Some of today’s main universities were functioning as campuses of the University of Sri Lanka at that time.
Institute of Aesthetic Studies at first was established as an independent institute of the University of Sri Lanka. It was an amalgamation of the Government College of Arts and Crafts of Horton Place, the Government College of Dance and Drama, the Government College of Music at Albert Crescent and the Ramanadan Academy of Jaffna.
After 1978 the first three colleges were affiliated to the University of Kelaniya and the Ramanadan Academy to the University of Jaffna. In 2005, Institute of Aesthetic Studies was upgraded to an independent national university as the University of the Visual and Performing Arts. (UVPA)
This is the only University in this country, to award practical oriented degrees for Visual and Performing Arts. Most famous artists, painters, sculptors, musicians and dancers in this country emerged from this university and its prior institutes.
The majority of the lecturers in this university are actively supporting the on-going trade union action of the Federation of University Teachers Association (FUTA).
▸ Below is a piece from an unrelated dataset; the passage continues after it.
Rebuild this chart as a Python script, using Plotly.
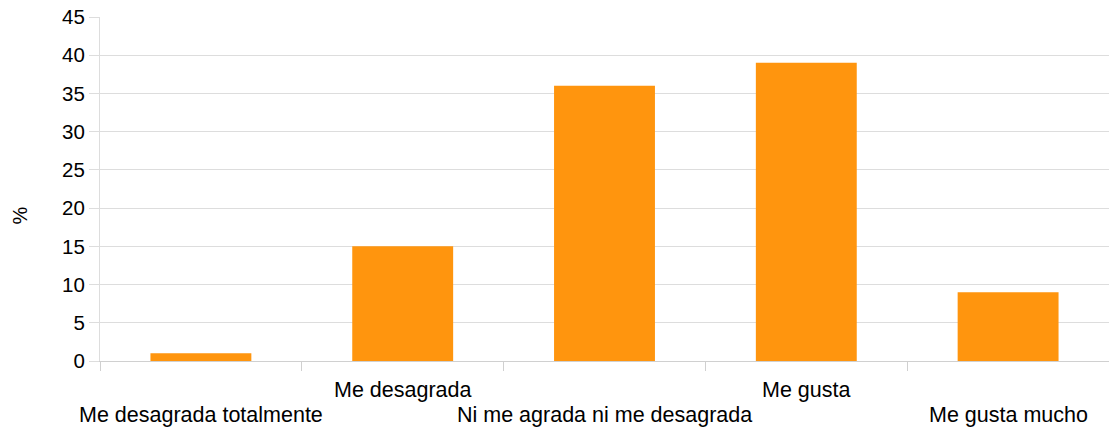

There was a massive rally on the topic of ‘Save State Education’ at Hyde Park on August 23, 2012 organised by the FUTA. The giant Stage and backdrop at the rally was designed and constructed by the lectures of the Faculty of Visual Arts, Music was composed by the Faculty of Music and the Percussion Band was organised by the Faculty of Dance & Drama of UVPA.
Expenditure on Art Education
When compared to subject streams like science, commerce and Information Technology, it can be seen that less attention is paid to the field of creative arts and Humanities in this country.
But most other renowned universities the world over, where degrees are awarded for visual and performing art subjects like painting, sculpture, design, music, dance and drama are fully sponsored by their respective governments.
Government’s pressure on our universities is to turn them into money earning institutes. In this regard, we can take Singapore as an example. Many politicians in this country always take Singapore to prove Asia’s rapid development. It also is a country that earns maximum profit by treating Trade and Commerce as No. 1 priority. It’s timely to compare the vision of the government of Singapore regarding the art education with the first demand of the present trade union action of FUTA.
“Our objective is to double the GDP contribution of the creative industry to 6% by the year 2012. This will result in higher demand for creative talents and those who can contribute to meeting the growing market for creative products and services” (Dr Lee Boon Yang, Minister for Information, Communication and the arts – Singapore – www.lasalle.edu.sg)
There is an exact job market the world over for graduates in the fields of Visual and Performing Arts; creative arts, applied arts, fashion, multi-media, theatrical arts and music in the gradually expanding social and commercial structure. They are also treated in most countries as investments for creative and talent based job markets.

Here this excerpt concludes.